Ultimately that would be a good thing - a national savings rate more than one percent - but not in the short run as the nation attempts to transform itself away from a consumer-dominated economy. Which is where government spending becomes key.
The 2008 tax rebate, $150 billion fiscal stimulus, had a negligible impact as many recipients paid down debt or saved the rebate. In 2009 we will see government spending directed toward an infrastructure improvement program designed to create jobs and a $500 billion, or more, fiscal stimulus plan may begin to take shape before the end of this year.
There is some good news, some encouraging developments now materializing after a tumultuous September and October. The Federal Reserve's newest lending programs appear to be calming credit markets, unlocking vital short-term credit for companies otherwise shut out of commercial paper markets.
The Fed's $540 billion Commercial Paper Funding Facility, introduced in late October, already has extended more than $260 billion in short-term financing to General Electric and other S&P 500 companies. It's $120 billion of loans to insurer AIG International, one of the largest derivatives players, have eased fears of a domino-effect systemic meltdown of cascading defaults.

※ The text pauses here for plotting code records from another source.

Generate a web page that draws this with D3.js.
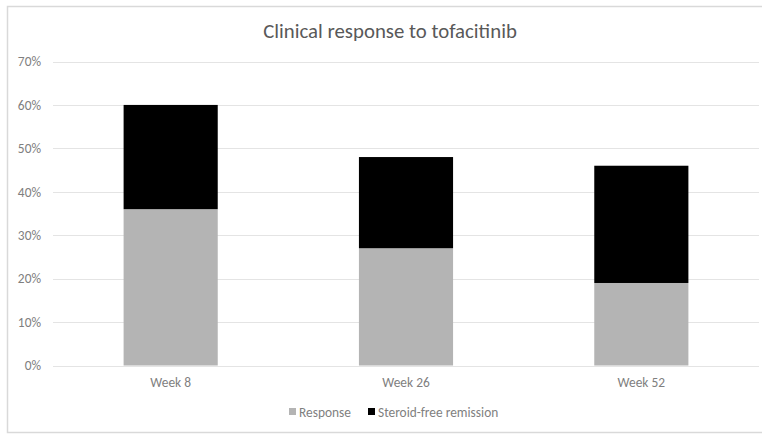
<!DOCTYPE html>
<html>
<head>
<meta charset="utf-8">
<script src="https://cdn.jsdelivr.net/npm/d3@7"></script>
<style>
  html, body { margin: 0; padding: 0; background: #fff; }
  svg { display: block; }
  text { font-family: Calibri, "Liberation Sans", "Open Sans", sans-serif; }
</style>
</head>
<body>
<svg id="chart" width="762" height="435"></svg>
<script>
const categories = ["Week 8", "Week 26", "Week 52"];
const seriesNames = ["Response", "Steroid-free remission"];
const response = [0.36, 0.27, 0.19];
const remission = [0.24, 0.21, 0.27];
const yTicks = [0, 0.1, 0.2, 0.3, 0.4, 0.5, 0.6, 0.7];
const title = "Clinical response to tofacitinib";
const colors = ["#b4b4b4", "#000000"];

const svg = d3.select("#chart");
const FONT = "Calibri, 'Liberation Sans', 'Open Sans', sans-serif";

// outer chart border
svg.append("rect")
  .attr("x", 7.5).attr("y", 6.5)
  .attr("width", 770).attr("height", 426)
  .attr("fill", "#fff").attr("stroke", "#d9d9d9").attr("stroke-width", 1.5);

const x = d3.scaleBand().domain(categories).range([53, 759]).paddingInner(0.6).paddingOuter(0.3);
const y = d3.scaleLinear().domain([0, 0.7]).range([365.5, 61.5]);

// gridlines
svg.append("g").selectAll("line").data(yTicks).join("line")
  .attr("x1", 53).attr("x2", 759)
  .attr("y1", d => Math.round(y(d)) + 0.5).attr("y2", d => Math.round(y(d)) + 0.5)
  .attr("stroke", "#e4e4e4").attr("stroke-width", 1);

// y axis labels
const yAxis = d3.axisLeft(y).tickValues(yTicks).tickFormat(d3.format(".0%")).tickSize(0).tickPadding(0);
const gy = svg.append("g").attr("transform", "translate(41,0)").call(yAxis);
gy.select(".domain").remove();
gy.selectAll("text").attr("fill", "#7f7f7f").style("font-size", "13.4px").style("font-family", FONT);

// stacked data
const data = categories.map((c, i) => ({ cat: c, Response: response[i], "Steroid-free remission": remission[i] }));
const stack = d3.stack().keys(seriesNames)(data);

svg.append("g").selectAll("g").data(stack).join("g")
  .attr("fill", (d, i) => colors[i])
  .selectAll("rect").data(d => d).join("rect")
  .attr("x", d => x(d.data.cat))
  .attr("width", x.bandwidth())
  .attr("y", d => y(d[1]))
  .attr("height", d => y(d[0]) - y(d[1]));

// x axis labels
const xAxis = d3.axisBottom(x).tickSize(0).tickPadding(0);
const gx = svg.append("g").attr("transform", "translate(0,377)").call(xAxis);
gx.select(".domain").remove();
gx.selectAll("text").attr("fill", "#7f7f7f").style("font-size", "13.4px").style("font-family", FONT);

// title
svg.append("text").attr("x", 390).attr("y", 38).attr("text-anchor", "middle")
  .attr("fill", "#595959").style("font-size", "20.8px").text(title);

// legend
const legendX = [289, 368];
const lg = svg.append("g").selectAll("g").data(seriesNames).join("g")
  .attr("transform", (d, i) => `translate(${legendX[i]},408)`);
lg.append("rect").attr("width", 7).attr("height", 7).attr("fill", (d, i) => colors[i]);
lg.append("text").attr("x", 10).attr("y", 8.5).attr("fill", "#7f7f7f")
  .style("font-size", "13.4px").text(d => d);
</script>
</body>
</html>
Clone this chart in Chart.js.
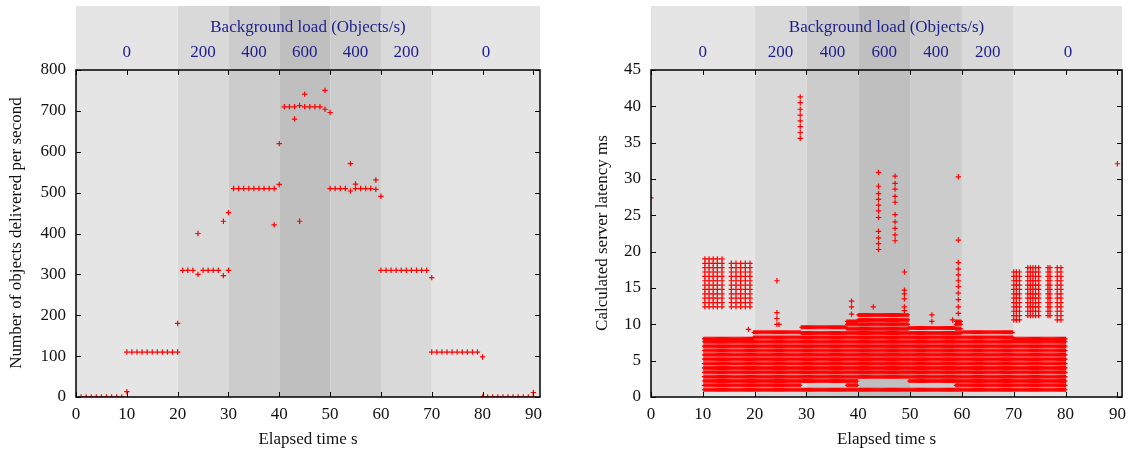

And the Fed's Money Market Fund Investing Facility, which quickly peaked in October at $152 billion as funds delivered troubled commercial paper to the Fed to avoid "breaking the buck," now has receded to about $85 billion.
The Federal Reserve's balance sheet has more than doubled in six weeks, ballooning to $2.1 trillion in it's role as lender of "only" resort, and Dallas Fed President Richard Fischer foresees $3 trillion - roughly 20 percent of GDP - by early 2009 as the Fed takes unprecedented efforts to counter the collapse of credit markets.
Yet the deleveraging process will continue until it has run its course, handmaiden of a great, global reassessment of asset valuations across every investment class. As Federal Reserve Board Governor Kevin Warsh recently observed: "We are witnessing a fundamental reassessment of the value of virtually every asset everywhere in the world."